We’ve
been waiting almost a decade for Shane Carruth’s follow-up to his 2004 time
travel mindfuck, Primer. Filmed for
like fifty bucks and some personal favors, and largely inside a storage locker,
Primer is a layered, intricate portrait of a character going back in
time over and over again in an attempt to right the wrongs of his past, only to
make things worse with each subsequent trip.
His
second sci-fi tinged feature, Upstream Color, is a different beast
entirely. Romantic, metaphorical, and methodically paced, the story is much
more linear, though equally disorienting and moving.
There
is a very specific type of wriggly little grubs that, after feeding on just the
right species of plant, cause a very peculiar phenomenon. A tea made from the
worms leads to a synchronicity of movement between people. But when ingested
whole, these buggers leave you wide open to any and all suggestions, and
susceptible to all sorts of outlandish propositions, like emptying your bank
account for a complete stranger.
After
being injected—injected may be the wrong word, let’s say purposely infested—with
these mind-control worms, Kris (Amy Seimetz) is piloted around, being bled dry
by a nameless bandit (Thiago Martins). Left broke, schizophrenic, and
traumatized, she encounters Jeff (Carruth) on a commuter train.
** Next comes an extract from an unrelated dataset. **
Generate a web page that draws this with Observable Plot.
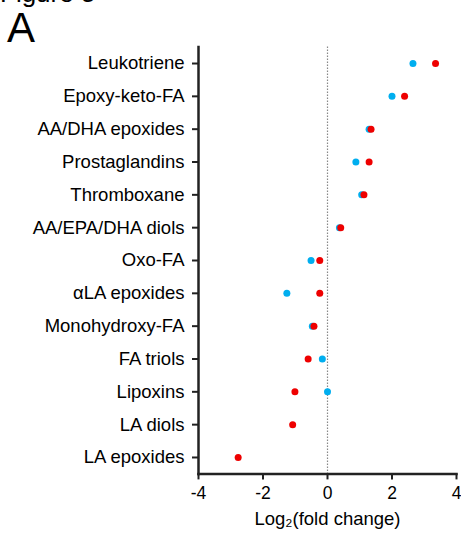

A disgraced
former broker, recovering addict, and divorcee, he’s got a slew of his own
personal demons to contend with.
At
its heart, Upstream Color is a story
of two broken, wounded people. They lie to themselves, and each other, just to
make it through the harrowing mess that is their daily lives, trying to keep
from unraveling completely. That’s really where your emotional investment
arrives, in their attempts to come to term with their pasts, their presents,
and find a way to continue on into the future.
Initially
Kris and Jeff come across as a little too perfectly damaged, scuffed up in a
way that you only encounter in the movies. Carruth, however, has a way of
setting you at a disorienting proximity to his subjects. Much of the film is
framed in such a way that the screen is taken up, top to bottom, with their
faces. Everything around them pushes and pulls, in and out of focus, like a
hazy, half-remembered dream…or nightmare, as the case may be. The effect can be
uncomfortable, but it creates a unique connection between viewer and viewed.
As
Kris and Jeff muddle through their paranoid, frantic lives, alternately
attracting and repelling each other, the Sampler (Andrew Sensenig) oversees it
all. An omniscient pig farmer and ambient recording enthusiast, he’s an almost
god-like figure in the film. Sometimes he participates in the foreground
action, while at others he looms on the periphery, watching, or unseen, even
when he stands square in front of a character’s eyes. It’s the Sampler who
first rescues Kris from her worm-induced nightmare, drawing her, and others
like her, to him with a series of rumbling low frequencies, extracting the
worms, and placing the parasites inside his pigs.
He
captures and manipulates natural sound—a rock tumbling down a metal pipe, the
rasp of a file against wood, the hum of an overhead power line. This symphonic
noise is layered over the top of Upstream
Color, and ranges from hypnotic and pulsing to crushing and gut wrenching.
In reality, Carruth is also responsible for creating this lovely cacophony.
Between
the sound and the visuals, Upstream Color
creates a feeling more than it tells a story. There’s minimal dialogue in most
scenes, and an undertone of violence, or at least the potential for sudden
outbursts, seethes beneath the entire film.
In
the middle, there are a couple of asides that don’t tie into the main
narrative, and cause the pace to hiccup and drag, threatening to derail the
entire movie. But Carruth ably rights the runaway train before it comes off the
tracks completely.
Not
so much sci-fi as an experiment in emotional manipulation, Upstream Color is open to an endless array of interpretations.
Thematically huge, spiritual in nature, sweeping and epic despite a seemingly
limited scope, this is a story about the human experience, about healing
yourself and others, and that defies easy classification. This is the kind of
film that, as you examine it, over and over—which you will after you watch it,
like it or not—the more you’ll see, the more your interpretation will evolve.